By Andy Pasztor 

Aerojet Rocketdyne Holdings Inc.'s $2 billion offer for the Pentagon's premier rocket-making venture collapsed Wednesday, with Boeing Co. announcing it wasn't interested in selling its stake and never took the bid seriously.

Starting in August, rocket-engine maker Aerojet Rocketdyne had quietly pursued United Launch, a 50-50 joint venture between Boeing and Lockheed Martin Corp., which the U.S. military and spy agencies currently rely on to launch nearly all of their satellites.

After word of the unsolicited bid leaked out last week-- roiling the global satellite-launch market and raising a multitude of questions among Pentagon brass--Lockheed Martin was leaning toward divesting its stake, according to people familiar with the discussions.

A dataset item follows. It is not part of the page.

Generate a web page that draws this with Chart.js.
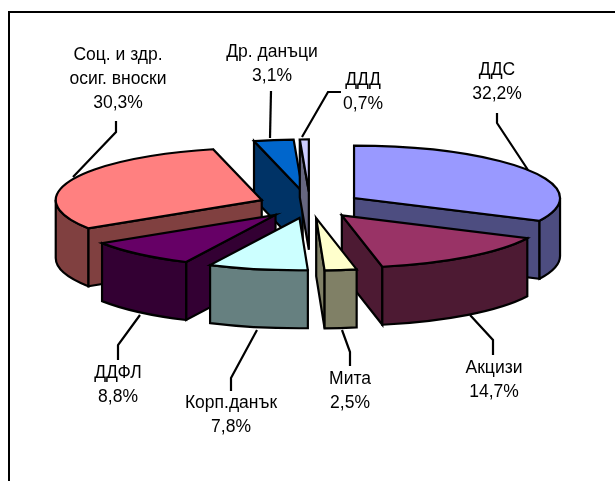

But on Wednesday, in a stinging rejection of Aerojet's move, senior Boeing space and defense officials took the unusual step of publicly saying they didn't even consider the offer worthy of detailed negotiations or analysis.

It was "not something we seriously entertained," according to Boeing spokesman Todd Blecher. On the sidelines of an industry-government conference in suburban Washington, D.C., on Wednesday, Chris Chadwick, head of Boeing's sprawling defense operations, reiterated to reporters that Boeing didn't give the bid any serious consideration, wasn't looking for other offers and was committed to the joint venture. Boeing and Lockheed Martin together invested an estimated $4 billion to develop the families of Atlas V and Delta IV rockets that formed the backbone of the joint venture created with the Pentagon's blessing roughly a decade ago.

Lockheed Martin has declined to comment on the matter, but industry officials previously said members of its executive suite were leaning toward selling assets of the joint venture as part of a broader, companywide portfolio reshaping. When the partners formally rejected the bid earlier this week, however, both delivered the same unequivocal message and rejected further discussions, according to one person familiar with the details.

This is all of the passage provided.